Mark down those three very important words: Raising the bar. That’s what it’s all about. Who are the businesses that are raising the bar in your downtown every day? They do exist. And they don’t deserve to toil in their efforts without public recognition.
“It is important that the community sees a clean downtown. This is an important step in continuing to showcase our vibrant downtown to our community,” added DBBIA chair Keri Korfmann.
The public (ie. shoppers!), tourists, businesses and downtown employees can easily nominate businesses by picking up ballots inside stores, going to the BIA website, using social media, or visiting the DBBIA office. In other words, the program’s marketing has a complete street-to-web-to-social integration that is a must today if your audience is people. (P.S. Very active social media accounts by the DBBIA help put this program — and everything else that the association does — very front and centre with the public.)
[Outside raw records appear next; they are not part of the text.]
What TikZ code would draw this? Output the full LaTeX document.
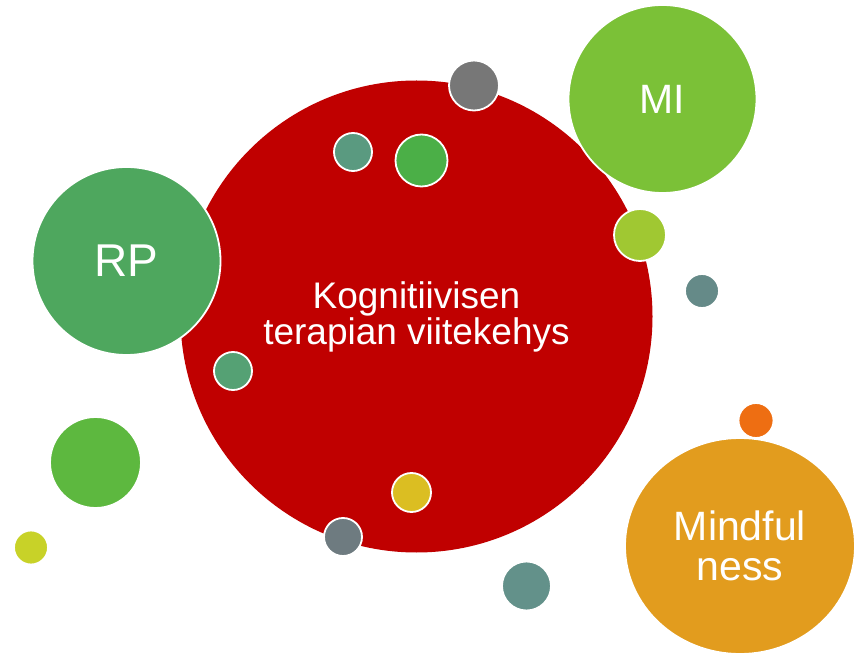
\documentclass[tikz,border=0pt]{standalone}
\usepackage{fontspec}
\setmainfont{Liberation Sans}
\usetikzlibrary{shapes.geometric}
\definecolor{cred}{HTML}{C00000}
\definecolor{cmi}{HTML}{7BC137}
\definecolor{crp}{HTML}{4EA75E}
\definecolor{cmind}{HTML}{E29C1E}
\definecolor{cgraytop}{HTML}{777777}
\definecolor{cteal}{HTML}{5A9A80}
\definecolor{cgreen}{HTML}{4BAF47}
\definecolor{clgreen}{HTML}{A0C832}
\definecolor{ctealgray}{HTML}{658A88}
\definecolor{cteal2}{HTML}{55A174}
\definecolor{cbgreen}{HTML}{5DB83F}
\definecolor{cygreen}{HTML}{C8D228}
\definecolor{corange}{HTML}{EE6E12}
\definecolor{cyellow}{HTML}{DBBE22}
\definecolor{cgray}{HTML}{6E7B80}
\definecolor{ctealb}{HTML}{63918A}
\begin{document}
\begin{tikzpicture}[x=1pt,y=-1pt,
  bub/.style 2 args={circle, fill=#1, draw=white, line width=1.8pt, minimum size=#2, inner sep=0pt, text=white, align=center},
  bigtext/.style={font=\fontsize{41}{40}\selectfont}]
\useasboundingbox (0,0) rectangle (855,655);
\node[circle, fill=cred, minimum size=472pt, inner sep=0pt, text=white, align=center,
      font=\fontsize{37}{36}\selectfont] (kog) at (416.5,316.5) {Kognitiivisen\\terapian viitekehys};
\node[bub={cmi}{188pt}, bigtext] (mi) at (662.5,99) {MI};
\node[bub={crp}{188pt}, font=\fontsize{46}{46}\selectfont] (rp) at (126.5,261) {RP};
\node[ellipse, fill=cmind, draw=white, line width=1.8pt, minimum width=230pt, minimum height=216pt, inner sep=0pt,
      text=white, align=center, bigtext] (mind) at (740,546) {Mindful\\ness};
\node[bub={cgraytop}{50pt}] (b1) at (474,85.5) {};
\node[bub={cteal}{38pt}] (b2) at (353,152) {};
\node[bub={cgreen}{52pt}] (b3) at (421.5,160.5) {};
\node[bub={clgreen}{52pt}] (b4) at (640,235) {};
\node[bub={ctealgray}{34pt}] (b5) at (702,291) {};
\node[bub={cteal2}{38pt}] (b6) at (233,371) {};
\node[bub={cbgreen}{91pt}] (b7) at (95.5,462.5) {};
\node[bub={cygreen}{34pt}] (b8) at (31,547.5) {};
\node[bub={corange}{35pt}] (b9) at (756,420.5) {};
\node[bub={cyellow}{39pt}] (b10) at (411.5,492.5) {};
\node[bub={cgray}{38pt}] (b11) at (343,537) {};
\node[bub={ctealb}{49pt}] (b12) at (526.5,586) {};
\end{tikzpicture}
\end{document}
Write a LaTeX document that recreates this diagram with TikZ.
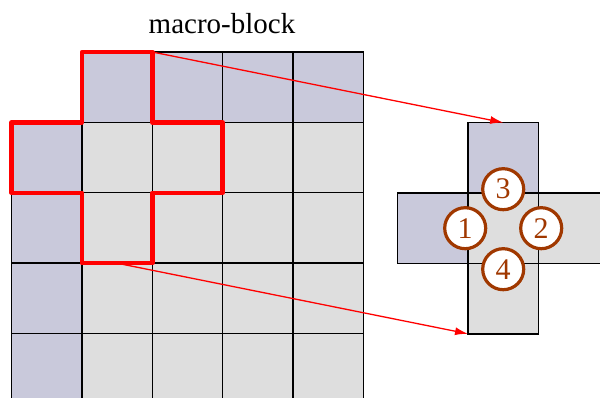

Each month a judging panel reviews nominations and takes into consideration the following factors:
Overall Business Appearance (Clean, litter free, graffiti free, signage quality, window displays, landscaping and flowers if applicable, and managing waste responsibly) and Improvements (Façade improvements including those supported by the Façades Grant Program, signage, historic preservation, and public space improvements).
Each month’s winners are also celebrated with congratulations on social media.
Why is Brantford’s Golden Broom awards program worth duplicating in your small town? Here are five simple reasons:
It celebrates business leadership: Too often, BIAs, board of trades, and chambers do year-end awards and that’s it. Being progressive means doing more to publicly showcase and publicly celebrate your members as leaders every day of the year, not just during one awards night once per year. P.S. By the way, those once-per-year awards nights are not public events. It’s time to start publicly recognizing businesses that are making an effort and put them into the spotlight by showing their leadership for helping with placemaking and revitalization. An ongoing and repetitive awards program like Brantford’s Golden Broom done on a regular basis is one more way that downtowns can improve perceptions in the minds of the public that the downtown truly is making an effort.
It shows the public that your downtown does care about appearances: First impressions matter. Ask any first-time tourist in your downtown! Imagine what full-time residents think. When a downtown starts to erode, the public starts to lose confidence that a turnaround is possible. Let’s stop leapfrogging ahead and using that tired Shop Local slogan and instead take a step back to think about what makes our downtowns vibrant places. It begins with street-level appeal. You have businesses who share that vision. Shout about them! If your downtown business association is using that all-too-familiar line we “…help beautify the downtown” as part of its mandate, then go beyond just words and show the sustained actions of members that help that cause.
It gives folks a way to show their love for your downtown: Humans are attracted to attractive things. Let them nominate and celebrate that love by sharing their enthusiasm for businesses that catch their eyes!
It’s simple: You don’t need six months of meetings to plan it. You don’t need consultant studies or more endless surveys that all say what everybody already knows. You don’t even need presentations to council. You can just start doing it. Now.
Businesses are in it together!: OK, yes, you have some downtown businesses that don’t put forth much effort. Fortunately and strategically, a program like Golden Broom awards puts the focus on the ones that are making an effort and how they are helping to make downtown an appealing destination. Sometimes the way to bring the lazy stores up to speed, is to show them how far they are behind. Peer pressure can work in a downtown too.
How is your downtown regularly and publicly celebrating shops that go that extra mile to create curb appeal? If you aren’t doing anything, Brantford’s Golden Broom program is a good place to learn. Check out the Golden Broom nomination form.
Any small-town downtown can duplicate this.